By Kerwin Holmes, Jr.

There was a servant of Saul’s family named Ziba.  They summoned him to David, and the king said to him, “Are you Ziba?”   “I am your servant,” he replied…[The king said to him] “You, your sons, and your servants are to work the ground for him, and you are to bring in the crops so your master’s grandson will have food to eat. But Mephibosheth, your master’s grandson, is always to eat at my table.” Now Ziba had 15 sons and 20 servants.” -2 Samuel 9:1; 9:10 (elipsis and brackets added by me)

 

So…let me tell you something.  So far, we have demonstrated that the Torah is a whole lot more intricate and specific than many of us have thought.  Here we are already at Post 4 of this series, and boy have we covered ground.  You have enjoyed your position as a spectator in this court from the introduction, you have been made to understand that the legal form of slavery in the Torah was voluntary from all parties involved.  You have even seen the clear purpose for this slavery, as a financial parachute and safety net for people fallen on hard times, but also a way for them to keep producing for themselves and their society so as to still have a livable trade and to not become burdensome and turn Ancient Israel into a welfare state (which is every Socialist and Capitalist nightmare).  You even saw how rich persons could not exploit this system by refusing to hire the poor and indebted and letting them wallow in their debts: all debts were cancelled at the end of the 7 year national marker of Israel, so the rich had an incentive for finding workers among the poor.  Everyone wins.

Now here comes the scandal.

Notice how there is no law preventing the slaves themselves from owning slaves?  Mhmm.
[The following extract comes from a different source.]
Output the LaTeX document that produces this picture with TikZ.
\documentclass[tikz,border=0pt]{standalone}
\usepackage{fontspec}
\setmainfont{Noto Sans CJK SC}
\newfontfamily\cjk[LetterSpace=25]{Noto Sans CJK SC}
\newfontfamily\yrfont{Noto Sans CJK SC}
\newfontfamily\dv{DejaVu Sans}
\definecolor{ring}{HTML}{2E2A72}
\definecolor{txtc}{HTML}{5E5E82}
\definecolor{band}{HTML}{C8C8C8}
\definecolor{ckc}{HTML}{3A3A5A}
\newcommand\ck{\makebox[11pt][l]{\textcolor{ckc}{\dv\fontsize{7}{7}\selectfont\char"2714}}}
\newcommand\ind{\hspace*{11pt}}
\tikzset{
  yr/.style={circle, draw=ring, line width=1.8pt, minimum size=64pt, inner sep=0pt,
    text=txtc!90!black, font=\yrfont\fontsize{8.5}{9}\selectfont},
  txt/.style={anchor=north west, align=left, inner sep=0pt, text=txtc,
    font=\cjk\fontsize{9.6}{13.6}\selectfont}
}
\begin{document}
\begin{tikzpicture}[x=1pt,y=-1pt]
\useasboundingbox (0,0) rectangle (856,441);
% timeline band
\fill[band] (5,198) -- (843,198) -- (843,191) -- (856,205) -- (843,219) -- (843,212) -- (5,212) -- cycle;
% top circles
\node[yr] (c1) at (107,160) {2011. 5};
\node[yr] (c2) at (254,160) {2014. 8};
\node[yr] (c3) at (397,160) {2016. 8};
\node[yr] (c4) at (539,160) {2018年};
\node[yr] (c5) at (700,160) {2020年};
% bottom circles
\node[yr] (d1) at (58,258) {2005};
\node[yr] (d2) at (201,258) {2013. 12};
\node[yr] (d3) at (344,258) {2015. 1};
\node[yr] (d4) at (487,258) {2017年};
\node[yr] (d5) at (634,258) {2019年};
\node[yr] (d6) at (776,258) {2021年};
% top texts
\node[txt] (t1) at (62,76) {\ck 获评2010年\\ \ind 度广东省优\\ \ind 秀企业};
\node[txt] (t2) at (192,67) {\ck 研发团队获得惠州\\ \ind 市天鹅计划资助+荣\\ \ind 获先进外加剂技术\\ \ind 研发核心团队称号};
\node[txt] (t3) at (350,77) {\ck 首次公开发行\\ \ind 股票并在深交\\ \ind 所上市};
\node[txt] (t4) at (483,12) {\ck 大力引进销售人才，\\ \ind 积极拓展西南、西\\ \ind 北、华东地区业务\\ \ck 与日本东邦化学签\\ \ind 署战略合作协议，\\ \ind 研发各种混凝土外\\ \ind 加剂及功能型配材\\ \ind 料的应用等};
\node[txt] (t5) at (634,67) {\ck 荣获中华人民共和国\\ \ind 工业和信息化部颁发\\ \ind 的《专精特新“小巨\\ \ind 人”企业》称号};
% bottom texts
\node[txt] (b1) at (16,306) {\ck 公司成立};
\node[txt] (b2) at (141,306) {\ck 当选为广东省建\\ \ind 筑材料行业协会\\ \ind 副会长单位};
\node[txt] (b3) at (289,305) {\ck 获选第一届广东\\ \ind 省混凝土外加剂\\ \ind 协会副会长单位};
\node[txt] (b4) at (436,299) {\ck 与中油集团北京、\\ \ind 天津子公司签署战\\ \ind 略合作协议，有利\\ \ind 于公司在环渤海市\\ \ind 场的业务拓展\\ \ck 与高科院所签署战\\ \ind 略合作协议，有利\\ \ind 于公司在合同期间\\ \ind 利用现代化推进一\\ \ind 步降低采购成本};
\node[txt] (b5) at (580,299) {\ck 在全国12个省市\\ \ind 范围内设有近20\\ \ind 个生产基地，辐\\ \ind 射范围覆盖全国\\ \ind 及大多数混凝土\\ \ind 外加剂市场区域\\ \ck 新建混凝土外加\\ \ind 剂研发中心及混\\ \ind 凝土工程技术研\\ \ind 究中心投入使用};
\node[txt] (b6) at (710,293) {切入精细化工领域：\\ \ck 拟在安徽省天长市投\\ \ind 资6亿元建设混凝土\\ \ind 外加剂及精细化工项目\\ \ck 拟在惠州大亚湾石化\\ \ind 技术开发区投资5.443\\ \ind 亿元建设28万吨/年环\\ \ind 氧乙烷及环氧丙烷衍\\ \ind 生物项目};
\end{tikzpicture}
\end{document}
And some of them actually did.  See the quoted verses from 2 Samuel at the very introduction of this article that you are reading.

If you are also following the Life of David Series, then you know that King Saul who came before David came from a very wealthy family.  And Ziba, Saul’s slave, had become a permanent slave to remain in Saul’s family.  Hence, when David being the present king over Israel (or prince if we consider God’s terms for the office), calls for anybody in Saul’s family who have survived, Ziba the slave is included in that category.  And lo and behold, Ziba also cashed in on the bountiful trade goods that Saul had enjoyed while he lived.  Ziba had 15 sons, an incredible number for inheritance and for economic stability, and 20 slaves of his own, another testament to Ziba’s wealth.  In short, Ziba the Israelite slaves was rolling!  He was doing better than many of us do working 9 to 5 jobs in America!  And as if that didn’t do it justice, in a twist of some politicking that we will cover later on in the Life of David Series, Ziba ends up inheriting half of Mephibosheth’s inheritance on top of his own riches.  Ziba was a very blessed man.

Does this sound like the American slavery?  No…that would be both an insult to history and to God (who is still sitting on trial here, mind you).  And with slaves being able to prosper like this, then it’s no wonder in addition how a man could come to not recognize that a woman he may have taken as free was actually a promised woman to another man via slavery (see this post for that).

What is the recurring theme of this Biblical slavery from the Torah?  It’s simple.  Upward mobility for everyone!

You know, this “slavery” is looking more and more unlike slavery the more that we look into it.  That is why in any historical, cultural, and theological (where the two combine) study, cultural context and language is clutch.